Data shown.
=======

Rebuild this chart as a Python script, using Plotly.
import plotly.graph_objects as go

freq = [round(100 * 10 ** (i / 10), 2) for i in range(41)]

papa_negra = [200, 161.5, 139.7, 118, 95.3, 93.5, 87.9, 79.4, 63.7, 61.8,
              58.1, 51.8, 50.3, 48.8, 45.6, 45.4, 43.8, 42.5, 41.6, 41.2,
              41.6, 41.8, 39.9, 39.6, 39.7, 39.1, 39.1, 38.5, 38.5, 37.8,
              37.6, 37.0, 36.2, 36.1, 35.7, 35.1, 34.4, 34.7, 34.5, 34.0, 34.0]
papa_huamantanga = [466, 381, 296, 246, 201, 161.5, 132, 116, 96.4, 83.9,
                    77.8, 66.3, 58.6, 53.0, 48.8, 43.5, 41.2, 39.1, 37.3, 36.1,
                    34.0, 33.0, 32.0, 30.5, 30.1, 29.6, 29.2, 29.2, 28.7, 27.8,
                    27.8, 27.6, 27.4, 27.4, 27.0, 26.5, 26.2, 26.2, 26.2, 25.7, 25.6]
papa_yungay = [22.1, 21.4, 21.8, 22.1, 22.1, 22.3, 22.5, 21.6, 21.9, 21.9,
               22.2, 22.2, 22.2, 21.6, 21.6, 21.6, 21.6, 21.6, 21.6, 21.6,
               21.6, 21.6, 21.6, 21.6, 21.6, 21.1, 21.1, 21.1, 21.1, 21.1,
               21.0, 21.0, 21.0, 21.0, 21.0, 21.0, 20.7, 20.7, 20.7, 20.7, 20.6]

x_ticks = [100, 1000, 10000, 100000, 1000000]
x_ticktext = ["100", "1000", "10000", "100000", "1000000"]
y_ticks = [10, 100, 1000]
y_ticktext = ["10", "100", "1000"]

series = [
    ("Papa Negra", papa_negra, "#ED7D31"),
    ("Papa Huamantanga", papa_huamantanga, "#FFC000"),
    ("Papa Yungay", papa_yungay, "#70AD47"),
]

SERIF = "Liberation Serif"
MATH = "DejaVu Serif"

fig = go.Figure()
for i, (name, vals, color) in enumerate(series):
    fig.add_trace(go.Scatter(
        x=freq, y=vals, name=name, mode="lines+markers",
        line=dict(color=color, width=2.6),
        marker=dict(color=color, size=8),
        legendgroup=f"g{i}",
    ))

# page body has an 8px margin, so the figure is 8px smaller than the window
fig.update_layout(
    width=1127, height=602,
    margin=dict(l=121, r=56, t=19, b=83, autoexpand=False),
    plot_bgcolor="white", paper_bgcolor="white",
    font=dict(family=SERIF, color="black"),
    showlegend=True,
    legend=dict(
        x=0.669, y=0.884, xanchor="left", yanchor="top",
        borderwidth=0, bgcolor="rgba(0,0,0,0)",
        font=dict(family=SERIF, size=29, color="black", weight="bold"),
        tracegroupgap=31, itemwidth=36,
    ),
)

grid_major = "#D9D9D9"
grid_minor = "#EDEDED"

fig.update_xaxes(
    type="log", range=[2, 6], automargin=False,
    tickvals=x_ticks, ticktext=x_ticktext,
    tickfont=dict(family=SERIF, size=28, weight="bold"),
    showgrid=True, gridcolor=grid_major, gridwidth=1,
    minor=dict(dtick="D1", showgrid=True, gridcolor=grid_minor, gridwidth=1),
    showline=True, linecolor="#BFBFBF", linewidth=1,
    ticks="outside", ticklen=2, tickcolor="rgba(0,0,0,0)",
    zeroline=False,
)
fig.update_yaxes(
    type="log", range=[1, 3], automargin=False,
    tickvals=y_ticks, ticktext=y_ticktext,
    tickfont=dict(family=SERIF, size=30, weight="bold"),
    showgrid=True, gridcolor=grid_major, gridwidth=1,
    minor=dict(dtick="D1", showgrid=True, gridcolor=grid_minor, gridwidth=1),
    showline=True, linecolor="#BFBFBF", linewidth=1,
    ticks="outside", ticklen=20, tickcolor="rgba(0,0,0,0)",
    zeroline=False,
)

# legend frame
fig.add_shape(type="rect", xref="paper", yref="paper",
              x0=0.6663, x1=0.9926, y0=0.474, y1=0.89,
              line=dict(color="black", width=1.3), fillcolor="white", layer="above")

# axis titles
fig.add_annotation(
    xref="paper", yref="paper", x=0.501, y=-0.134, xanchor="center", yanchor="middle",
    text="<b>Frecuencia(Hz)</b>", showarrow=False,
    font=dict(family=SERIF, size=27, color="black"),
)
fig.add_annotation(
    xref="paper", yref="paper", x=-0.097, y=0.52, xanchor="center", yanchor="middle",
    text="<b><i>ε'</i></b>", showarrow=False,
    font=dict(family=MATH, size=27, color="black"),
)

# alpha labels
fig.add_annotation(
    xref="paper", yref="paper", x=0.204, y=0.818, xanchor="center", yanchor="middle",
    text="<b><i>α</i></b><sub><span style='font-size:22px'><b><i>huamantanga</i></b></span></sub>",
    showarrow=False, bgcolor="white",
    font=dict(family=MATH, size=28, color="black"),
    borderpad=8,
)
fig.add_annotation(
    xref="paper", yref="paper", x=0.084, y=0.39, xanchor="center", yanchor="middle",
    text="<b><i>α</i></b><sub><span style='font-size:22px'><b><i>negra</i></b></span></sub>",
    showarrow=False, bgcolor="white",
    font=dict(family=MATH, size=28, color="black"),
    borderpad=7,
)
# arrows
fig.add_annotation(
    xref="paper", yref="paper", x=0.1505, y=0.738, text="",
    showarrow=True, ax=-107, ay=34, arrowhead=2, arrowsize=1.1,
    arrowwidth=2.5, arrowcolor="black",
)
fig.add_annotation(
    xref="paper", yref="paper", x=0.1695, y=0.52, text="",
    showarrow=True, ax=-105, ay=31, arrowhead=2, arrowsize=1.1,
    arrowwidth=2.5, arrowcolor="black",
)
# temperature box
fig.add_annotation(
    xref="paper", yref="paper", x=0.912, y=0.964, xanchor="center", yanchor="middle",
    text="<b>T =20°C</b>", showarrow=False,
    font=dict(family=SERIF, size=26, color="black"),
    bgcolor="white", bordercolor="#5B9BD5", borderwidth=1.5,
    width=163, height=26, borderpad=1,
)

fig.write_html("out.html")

=======

Instruction. Copy the lines from the start of the data verbatim, stopping after the line containing "freq = [round(100".

Response.
Rebuild this chart as a Python script, using Plotly.
import plotly.graph_objects as go

freq = [round(100 * 10 ** (i / 10), 2) for i in range(41)]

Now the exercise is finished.